Aim: Copy the data that follows exactly. Include no pictures.

Information provided:
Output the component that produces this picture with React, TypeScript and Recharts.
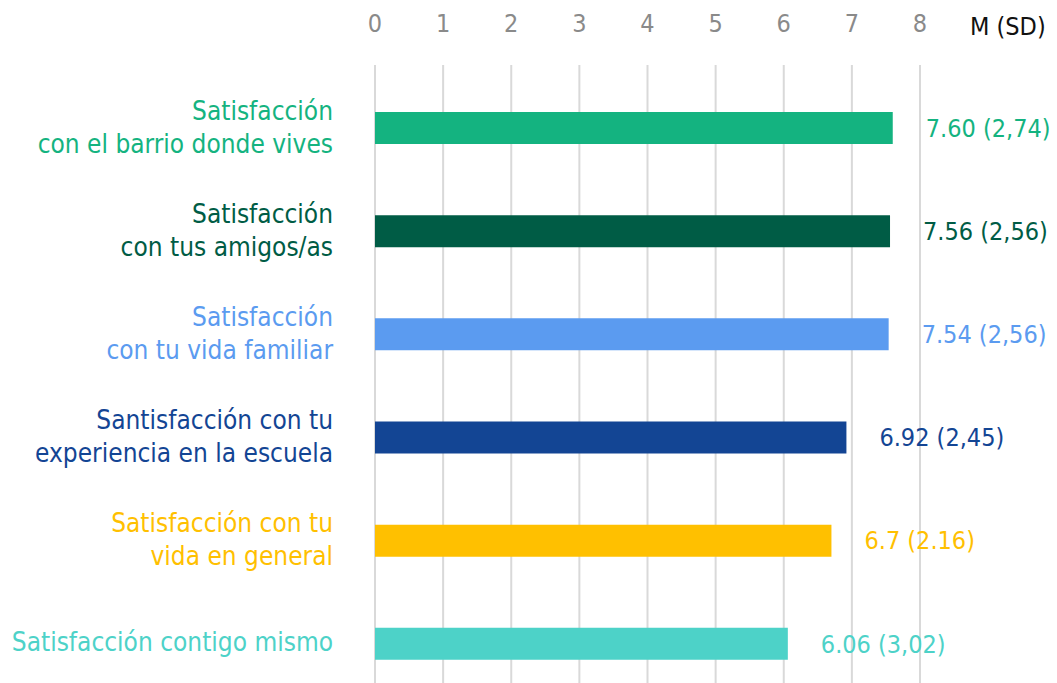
import { BarChart, Bar, XAxis, YAxis, CartesianGrid, Cell, LabelList } from "recharts";

const categories = [
  "Satisfacción\ncon el barrio donde vives",
  "Satisfacción\ncon tus amigos/as",
  "Satisfacción\ncon tu vida familiar",
  "Santisfacción con tu\nexperiencia en la escuela",
  "Satisfacción con tu\nvida en general",
  "Satisfacción contigo mismo",
];
const means = [7.6, 7.56, 7.54, 6.92, 6.7, 6.06];
const meanLabels = ["7.60", "7.56", "7.54", "6.92", "6.7", "6.06"];
const sdLabels = ["2,74", "2,56", "2,56", "2,45", "2.16", "3,02"];
const colors = ["#14b380", "#005c45", "#5b9bf0", "#134594", "#ffc000", "#4dd2c8"];
const xTicks = [0, 1, 2, 3, 4, 5, 6, 7, 8];

const FONT = "'Liberation Sans Narrow', 'DejaVu Sans Condensed', 'Roboto', sans-serif";

const data = categories.map((name, i) => ({
  name,
  value: means[i],
  label: `${meanLabels[i]} (${sdLabels[i]})`,
}));

const CategoryTick = (props: any) => {
  const { x, y, payload, index } = props;
  const lines: string[] = String(payload.value).split("\n");
  const color = colors[index] ?? "#333";
  const start = lines.length > 1 ? y - 17 : y - 2;
  return (
    <text x={x} y={start} textAnchor="end" fill={color} fontFamily={FONT} fontSize={26} fontWeight={300}>
      {lines.map((l, i) => (
        <tspan key={i} x={x} y={start + i * 33} dy="0.35em">
          {l}
        </tspan>
      ))}
    </text>
  );
};

const ValueTick = (props: any) => {
  const { x, y, payload } = props;
  return (
    <text x={x} y={y - 25} textAnchor="middle" fill="#8a8a8a" fontFamily={FONT} fontSize={25} fontWeight={300}>
      {payload.value}
    </text>
  );
};

const ValueLabel = (props: any) => {
  const { x, y, width, height, index } = props;
  return (
    <text
      x={x + width + 33}
      y={y + height / 2}
      dy="0.35em"
      fill={colors[index]}
      fontFamily={FONT}
      fontSize={25}
      fontWeight={300}
    >
      {data[index].label}
    </text>
  );
};

export default function App() {
  return (
    <div style={{ position: "absolute", left: 0, top: 0, width: 1057, height: 683, overflow: "hidden", background: "#fff" }}>
      <BarChart
        width={1057}
        height={700}
        data={data}
        layout="vertical"
        margin={{ top: 0, right: 137, bottom: 5, left: 0 }}
        barSize={32}
      >
        <CartesianGrid horizontal={false} stroke="#d9d9d9" strokeWidth={2} />
        <XAxis
          type="number"
          orientation="top"
          domain={[0, 8]}
          ticks={xTicks}
          height={65}
          axisLine={false}
          tickLine={false}
          tick={<ValueTick />}
          label={{
            content: (p: any) => (
              <text
                x={p.viewBox.x + p.viewBox.width + 50}
                y={35}
                fill="#111"
                fontFamily={FONT}
                fontSize={25}
              >
                M (SD)
              </text>
            ),
          }}
        />
        <YAxis
          type="category"
          dataKey="name"
          width={375}
          axisLine={false}
          tickLine={false}
          tickSize={0}
          tickMargin={42}
          padding={{ top: 11, bottom: 0 }}
          tick={<CategoryTick />}
          interval={0}
        />
        <Bar dataKey="value" isAnimationActive={false}>
          {data.map((d, i) => (
            <Cell key={d.name} fill={colors[i]} />
          ))}
          <LabelList dataKey="label" content={<ValueLabel />} />
        </Bar>
      </BarChart>
    </div>
  );
}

Exercise answer:
Output the component that produces this picture with React, TypeScript and Recharts.
import { BarChart, Bar, XAxis, YAxis, CartesianGrid, Cell, LabelList } from "recharts";

const categories = [
  "Satisfacción\ncon el barrio donde vives",
  "Satisfacción\ncon tus amigos/as",
  "Satisfacción\ncon tu vida familiar",
  "Santisfacción con tu\nexperiencia en la escuela",
  "Satisfacción con tu\nvida en general",
  "Satisfacción contigo mismo",
];
const means = [7.6, 7.56, 7.54, 6.92, 6.7, 6.06];
const meanLabels = ["7.60", "7.56", "7.54", "6.92", "6.7", "6.06"];
const sdLabels = ["2,74", "2,56", "2,56", "2,45", "2.16", "3,02"];
const colors = ["#14b380", "#005c45", "#5b9bf0", "#134594", "#ffc000", "#4dd2c8"];
const xTicks = [0, 1, 2, 3, 4, 5, 6, 7, 8];

const FONT = "'Liberation Sans Narrow', 'DejaVu Sans Condensed', 'Roboto', sans-serif";

const data = categories.map((name, i) => ({
  name,
  value: means[i],
  label: `${meanLabels[i]} (${sdLabels[i]})`,
}));

const CategoryTick = (props: any) => {
  const { x, y, payload, index } = props;
  const lines: string[] = String(payload.value).split("\n");
  const color = colors[index] ?? "#333";
  const start = lines.length > 1 ? y - 17 : y - 2;
  return (
    <text x={x} y={start} textAnchor="end" fill={color} fontFamily={FONT} fontSize={26} fontWeight={300}>
      {lines.map((l, i) => (
        <tspan key={i} x={x} y={start + i * 33} dy="0.35em">
          {l}
        </tspan>
      ))}
    </text>
  );
};

const ValueTick = (props: any) => {
  const { x, y, payload } = props;
  return (
    <text x={x} y={y - 25} textAnchor="middle" fill="#8a8a8a" fontFamily={FONT} fontSize={25} fontWeight={300}>
      {payload.value}
    </text>
  );
};

const ValueLabel = (props: any) => {
  const { x, y, width, height, index } = props;
  return (
    <text
      x={x + width + 33}
      y={y + height / 2}
      dy="0.35em"
      fill={colors[index]}
      fontFamily={FONT}
      fontSize={25}
      fontWeight={300}
    >
      {data[index].label}
    </text>
  );
};

export default function App() {
  return (
    <div style={{ position: "absolute", left: 0, top: 0, width: 1057, height: 683, overflow: "hidden", background: "#fff" }}>
      <BarChart
        width={1057}
        height={700}
        data={data}
        layout="vertical"
        margin={{ top: 0, right: 137, bottom: 5, left: 0 }}
        barSize={32}
      >
        <CartesianGrid horizontal={false} stroke="#d9d9d9" strokeWidth={2} />
        <XAxis
          type="number"
          orientation="top"
          domain={[0, 8]}
          ticks={xTicks}
          height={65}
          axisLine={false}
          tickLine={false}
          tick={<ValueTick />}
          label={{
            content: (p: any) => (
              <text
                x={p.viewBox.x + p.viewBox.width + 50}
                y={35}
                fill="#111"
                fontFamily={FONT}
                fontSize={25}
              >
                M (SD)
              </text>
            ),
          }}
        />
        <YAxis
          type="category"
          dataKey="name"
          width={375}
          axisLine={false}
          tickLine={false}
          tickSize={0}
          tickMargin={42}
          padding={{ top: 11, bottom: 0 }}
          tick={<CategoryTick />}
          interval={0}
        />
        <Bar dataKey="value" isAnimationActive={false}>
          {data.map((d, i) => (
            <Cell key={d.name} fill={colors[i]} />
          ))}
          <LabelList dataKey="label" content={<ValueLabel />} />
        </Bar>
      </BarChart>
    </div>
  );
}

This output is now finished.